Dopo il trasbordo, gli agenti chimici saranno distrutti per idrolisi sulla nave, in acque internazionali, nel Mediterraneo. In che cosa consiste questo procedimento?

L’idrolisi è un trattamento che avviene sui 90 gradi con idrossido di sodio in un reattore particolare, dove avviene la rottura – diciamo –  di queste sostanze altamente tossiche. Ne hanno due di questi reattori, hanno già fatto delle prove. Si ottengono dei sottoprodotti, si ottiene una gran quantità di soluzione tossica. La soluzione ottenuta, questi rifiuti, diciamo, li mettono in contenitori che saranno tenuti nella nave e andranno un po’ in Germania un po’ in Inghilterra per essere trattati, la distruzione totale avverrà sul terreno. Viene fatta questa reazione perché le sostanze che si ottengono, sono sostanze convenzionali che si utilizzano nell’industria chimica, sono sostanze che queste industrie  già trattano, per questo motivo queste nazioni hanno accettato di riceverle e di distruggerle.

 

Alcuni comitati, però, hanno avanzato dei dubbi sul procedimento, sul fatto di farlo in mare…

Viene fatto in mare perché nessuna nazione avrebbe accettato di ricevere armi chimiche da distruggere, per questo lo fanno in mare, la distruzione è sempre una reazione pericolosa. Hanno accettato di distruggere rifiuti o sostanze di priorità seconda e terza che non sono proprio armi chimiche. Quindi l’alternativa era di farlo in alto mare, non avevano alternativa. Inoltre il fatto di farlo in alto mare dà il grosso vantaggio di essere più sicuri, nel senso che, se c’è un incidente, non c’è popolazione civile. Ma dove è il problema di farlo in mare aperto?
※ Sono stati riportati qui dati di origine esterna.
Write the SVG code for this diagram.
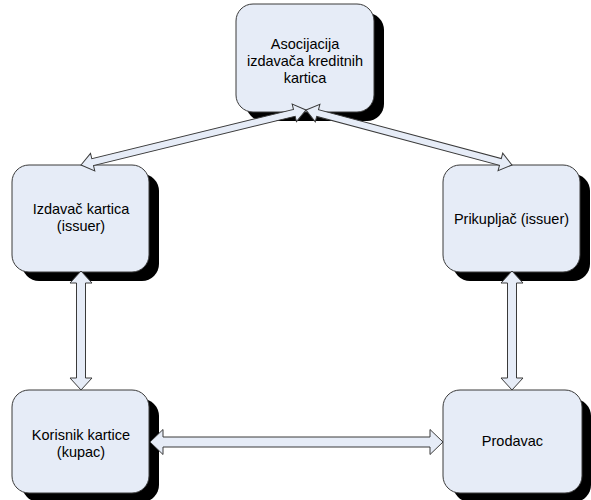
<svg xmlns="http://www.w3.org/2000/svg" width="591" height="500" viewBox="0 0 591 500">
<style>
.box{fill:#E6ECF7;stroke:#3A3A3A;stroke-width:1}
.shadow{fill:#000}
.lbl{font-family:"Liberation Sans",Arial,sans-serif;font-size:14.5px;fill:#000;text-anchor:middle}
.arr{fill:#E6ECF7;stroke:#3A3A3A;stroke-width:1;stroke-linejoin:miter}
</style>
<rect width="591" height="500" fill="#fff"/>
<g id="asocijacija">
<rect class="shadow" x="246" y="13" width="138" height="108" rx="17"/>
<rect class="box" x="236" y="4" width="138" height="108" rx="17"/>
<text class="lbl" x="305" y="49">Asocijacija</text>
<text class="lbl" x="305" y="66">izdavača kreditnih</text>
<text class="lbl" x="305" y="83">kartica</text>
</g>
<g id="izdavac">
<rect class="shadow" x="22" y="174" width="137" height="107" rx="17"/>
<rect class="box" x="12" y="165" width="137" height="107" rx="17"/>
<text class="lbl" x="81" y="214">Izdavač kartica</text>
<text class="lbl" x="81" y="231">(issuer)</text>
</g>
<g id="prikupljac">
<rect class="shadow" x="453" y="174" width="137" height="107" rx="17"/>
<rect class="box" x="443" y="165" width="137" height="107" rx="17"/>
<text class="lbl" x="511.5" y="224">Prikupljač (issuer)</text>
</g>
<g id="korisnik">
<rect class="shadow" x="22" y="399" width="137" height="103" rx="17"/>
<rect class="box" x="12" y="390" width="137" height="103" rx="17"/>
<text class="lbl" x="81" y="440">Korisnik kartice</text>
<text class="lbl" x="81" y="457">(kupac)</text>
</g>
<g id="prodavac">
<rect class="shadow" x="453" y="399" width="138" height="103" rx="17"/>
<rect class="box" x="443" y="390" width="139" height="103" rx="17"/>
<text class="lbl" x="512.5" y="446">Prodavac</text>
</g>
<g id="connectors">
<polygon class="arr" transform="translate(81,165) rotate(-13.74)" points="0,0 12,-9 12,-3.5 219.6,-3.5 219.6,-9 231.6,0 219.6,9 219.6,3.5 12,3.5 12,9"/>
<polygon class="arr" transform="translate(306,110) rotate(14.95)" points="0,0 12,-9 12,-3.5 201.2,-3.5 201.2,-9 213.2,0 201.2,9 201.2,3.5 12,3.5 12,9"/>
<polygon class="arr" transform="translate(81,271) rotate(90)" points="0,0 12,-11 12,-4.5 107,-4.5 107,-11 119,0 107,11 107,4.5 12,4.5 12,11"/>
<polygon class="arr" transform="translate(512,271) rotate(90)" points="0,0 12,-11 12,-4.5 107,-4.5 107,-11 119,0 107,11 107,4.5 12,4.5 12,11"/>
<polygon class="arr" transform="translate(150,442)" points="0,0 13,-12.5 13,-5 280,-5 280,-12.5 293,0 280,12.5 280,5 13,5 13,12.5"/>
</g>
</svg>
Il problema di farlo in mare aperto è se il mare è mosso, questo è il vero problema: la speranza è che il mare sia calmo perché queste operazioni possono farle solo se il mare è tranquillo.

 

Nel caso in cui ci fosse mare mosso, la nave si dovrebbe spostare nel porto più vicino, quindi ci sarebbero dei rischi per la popolazione?

Se c’è il mare  mosso e la nave deve andare in un porto, la Croazia ha offerto il porto, la nave dovrebbe andare in Croazia perché la Croazia ha offerto il porto.

 

L’unico rischio è rappresentato dal mare mosso?

Le reazioni chimiche sì sono rischiose, ma lì ci 60 specialisti, 60 chimici ( e 32-33 marinai), i primi a rischiare sono loro, quelli che sono sulla nave: faranno le cose con cura. Sono degli specialisti, persone che conoscono il problema, hanno fatto delle prove, sono i primi a rischiare. L’unica cosa è avere il mare tranquillo, dei ritardi potrebbero esserci per questo

 

Per quanto riguarda l’idrolisi, da che cosa deriva il rischio? Che cosa potrebbe succedere?

E’ tutto sotto controllo, sono preparati, c’è un’apparecchiatura automatica, non dovrebbe succedere niente però, quando si fa una reazione chimica, può succedere che aumenti la temperatura, scoppia il reattore, quindi le persone che sono lì vicine possono essere soggette alle emissioni di questi gas tossici, questo è il pericolo.

 

Questo è il pericolo per chi è sulla nave, ma può essere un pericolo anche per l’ecosistema?

Il pericolo è per le persone che sono sulla nave perché le quantità sono piccole, lì fanno reazioni in piccole quantità, per questo ci metteranno due mesi, anche questo diminuisce il rischio: per aumentare la sicurezza, mettono pochissima sostanza. Anche se ci sono emissioni, non sono grosse quantità.

 

Alcuni comitati hanno sollevato un problema di inquinamento…

I rifiuti non andranno in mare, sulla nave ci sono dei membri dell’organizzazione che distrugge le armi chimiche, presenti lì proprio per controllare che tutto vada in questi recipienti che andranno in Inghilterra e in Germania. Non c’è il problema che li buttano in mare come qualcuno ha ipotizzato, hanno scelto una nave che ha lo spazio per fare questo. A controllare ci sono i dipendenti dell’Opac, sono i garanti per noi. Hanno delle strumentazioni analitiche per fare delle misure, per sapere che cosa entra e che cosa viene fuori, controlleranno tutto. Alla fine della reazione controlleranno che prodotti ci sono.